Caravanserai
Terrorism

Kyrgyzstan attempts to head off radicalisation of military personnel

By Asker Sultanov

Kyrgyz State Border Service (GPS) personnel attend a seminar on fighting extremism and terrorism in Bishkek January 18. [Asker Sultanov]

Kyrgyz State Border Service (GPS) personnel attend a seminar on fighting extremism and terrorism in Bishkek January 18. [Asker Sultanov]

BISHKEK -- Kyrgyz clergy and officials are working to prevent extremists' recruitment of military personnel, who often lack religious knowledge and are on the frontline of the war against terrorism.

"It's precisely troops who are the most potentially vulnerable," Nurjigit Kadyrbekov, the chairman of the Bishkek-based NGO Iyman Foundation for the Development of Spiritual Culture, told Caravanserai.

Kyrgyzstan has not registered a single case of Kyrgyz soldiers joining extremist or terrorist groups. "However, we must not wait for terrorists and extremists to beat us to the punch," he said.

Extremists are especially interested in recruiting professional troops, said Bilal Saypiyev, head of the Dawah department at the Spiritual Administration of Muslims of Kyrgyzstan (DUMK).
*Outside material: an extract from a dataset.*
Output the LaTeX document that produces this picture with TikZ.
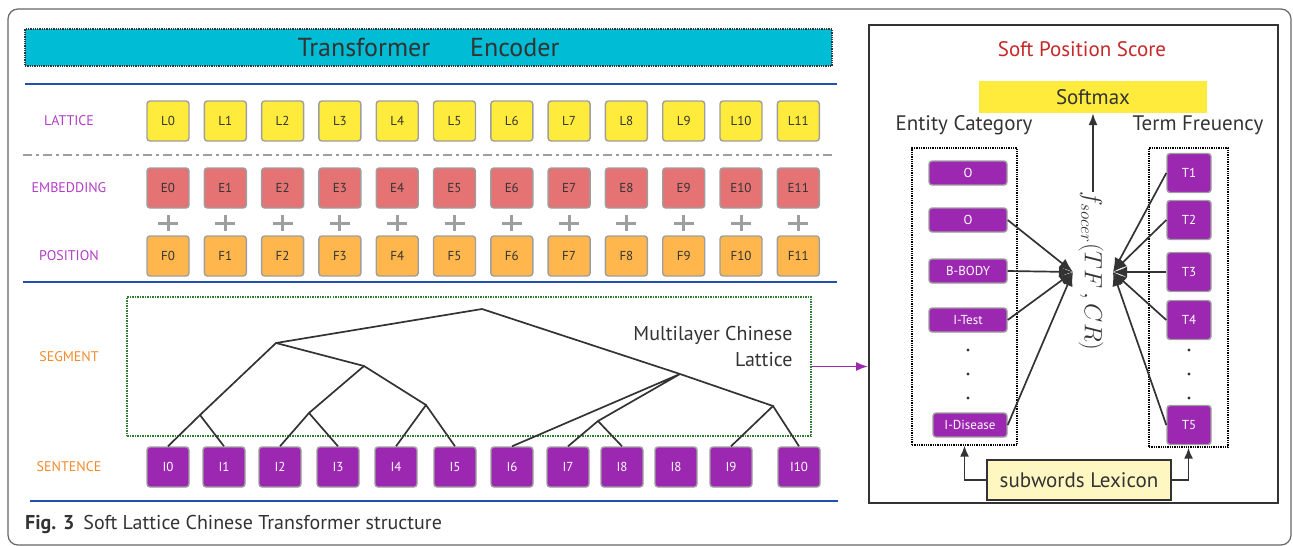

"Soldiers have sound physical and military training," he told Caravanserai. "Extremists will do everything possible to recruit them. They often use religion as a tool for manipulation -- naturally, by completely distorting it."

Imparting religious knowledge among troops

"Military personnel should possess at least a minimum amount of religious knowledge, so they do not fall prey to the ideology of destructive forces," Saypiyev said.

The Iyman Foundation held a seminar on January 18 in Bishkek on combating extremism and terrorism for staff at the Kyrgyz State Border Service (GPS)'s central administration.

"Border guards are the first to encounter terrorists, so they need to know all the attributes of extremists and terrorists," Kadyrbekov said.

Lecturers from Iyman, DUMK and the Anti-Terrorism Centre at the Kyrgyz State National Security Committee (GKNB) ran the seminar.

"Our foundation put together a film for the soldiers called 'Not My War', which tells about the war in Syria, what is happening there and how terrorists are recruiting our people," Kadyrbekov said.

Anti-extremism seminars for the military began in Kyrgyzstan in 2016, and they served not only GPS troops but also those in the army and other Kyrgyz forces.

"From last year to this year, we have covered the entire commissioned officer corps at the [GPS]," he said "We visited the National Guard and different military units in the south, in Bishkek and at Manas International Airport."

"To our great joy, our military personnel can become educated in religion and learn about the tools and methods for fighting extremism and terrorism," Col. Talant Sabirov of the GPS told Caravanserai.

Countering an ideological war

"There is an ideological war going on in the world today, and we must stay ahead," Kadyrbekov said. "An ideological struggle is hard to fight with weapons [...] and we must oppose their weapons with our ideology."

"If someone does not understand [religion], he is very easy to manipulate," he said.

Kadyrbekov pointed to the case of Tajikistan's police special operations team commander Gulmurod Khalimov, who fled his homeland in 2015 and resurfaced as an "Islamic State of Iraq and the Levant" (ISIL) commander in the Middle East.

"There's no guarantee that won't happen here," he said.

Religious education for the military is essential, said Erkin Kasymov, the Armed Forces General Staff's representative at the GKNB Anti-Terrorism Centre.

"Raising awareness among the public ... should be carried out regularly," he told Caravanserai.